Exercise goal
Starting with the first line below, extract each line through the one that contains "import plotly.graph_objects as go", inclusive, excluding pictures.

___ Raw data

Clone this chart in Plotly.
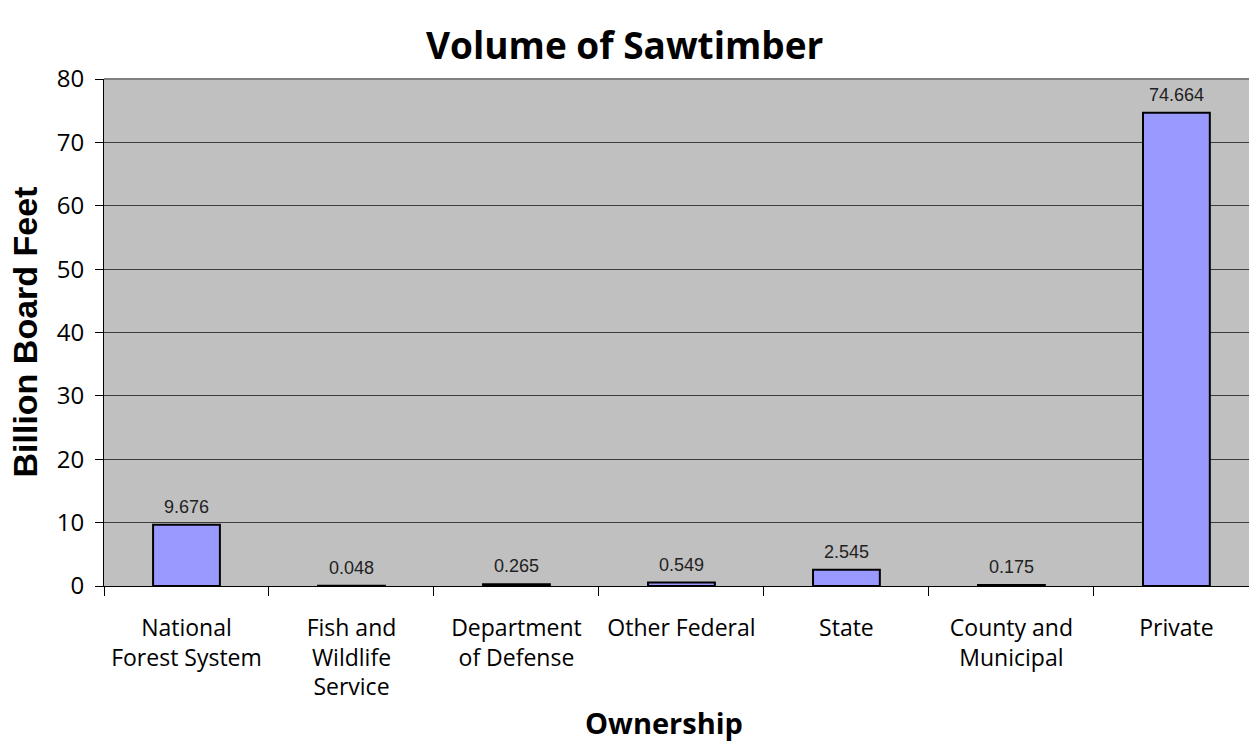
import plotly.graph_objects as go

# Sawtimber volume by ownership class (billion board feet)
owners = [
    "National<br>Forest System",
    "Fish and<br>Wildlife<br>Service",
    "Department<br>of Defense",
    "Other Federal",
    "State",
    "County and<br>Municipal",
    "Private",
]
volume = [9.676, 0.048, 0.265, 0.549, 2.545, 0.175, 74.664]
y_ticks = [0, 10, 20, 30, 40, 50, 60, 70, 80]

SANS = "Open Sans, Liberation Sans, Arial, sans-serif"
ARIAL = "Liberation Sans, Arial, sans-serif"

fig = go.Figure(
    go.Bar(
        x=owners,
        y=volume,
        width=0.405,
        marker=dict(color="#9999FF", line=dict(color="#000000", width=2)),
        hoverinfo="x+y",
    )
)

# value labels sitting above each bar
for name, v in zip(owners, volume):
    fig.add_annotation(
        x=name, y=v, text=f"{v:.3f}", showarrow=False,
        xanchor="center", yanchor="bottom", yshift=6,
        font=dict(family=ARIAL, size=18, color="#222222"),
    )

fig.update_layout(
    width=1249,
    height=742,
    margin=dict(l=104, r=0, t=79, b=156),
    paper_bgcolor="#FFFFFF",
    plot_bgcolor="#C0C0C0",
    showlegend=False,
    xaxis=dict(
        type="category",
        range=[-0.5, 6.44],
        tickson="boundaries",
        ticks="outside",
        ticklen=9,
        tickcolor="#000000",
        tickwidth=1,
        tickangle=0,
        showline=True,
        linecolor="#000000",
        linewidth=1,
        showgrid=False,
        ticklabelstandoff=21,
        tickfont=dict(family=SANS, size=23, color="#000000"),
    ),
    yaxis=dict(
        range=[0, 80],
        tickvals=y_ticks,
        ticks="outside",
        ticklen=8,
        tickcolor="#000000",
        showline=True,
        linecolor="#000000",
        linewidth=1,
        showgrid=True,
        gridcolor="#3c3c3c",
        gridwidth=1,
        zeroline=False,
        ticklabelstandoff=6,
        tickfont=dict(family=SANS, size=24, color="#000000"),
    ),
    shapes=[
        dict(type="line", xref="paper", yref="paper", x0=0, x1=1, y0=1, y1=1,
             line=dict(color="#808080", width=2)),
    ],
)

# chart and axis titles
fig.add_annotation(
    text="<b>Volume of Sawtimber</b>", xref="paper", yref="paper",
    x=(625 - 104) / 1145, y=1 + (79 - 44) / 507, xanchor="center", yanchor="middle",
    showarrow=False, font=dict(family=SANS, size=37, color="#000000"),
)
fig.add_annotation(
    text="<b>Ownership</b>", xref="paper", yref="paper",
    x=(664 - 104) / 1145, y=-(722 - 586) / 507, xanchor="center", yanchor="middle",
    showarrow=False, font=dict(family=SANS, size=29, color="#000000"),
)
fig.add_annotation(
    text="<b>Billion Board Feet</b>", xref="paper", yref="paper",
    x=-(104 - 24) / 1145, y=0.5, xanchor="center", yanchor="middle", textangle=-90,
    showarrow=False, font=dict(family=ARIAL, size=34, color="#000000"),
)

fig.write_html("out.html")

______

Answer
Clone this chart in Plotly.
import plotly.graph_objects as go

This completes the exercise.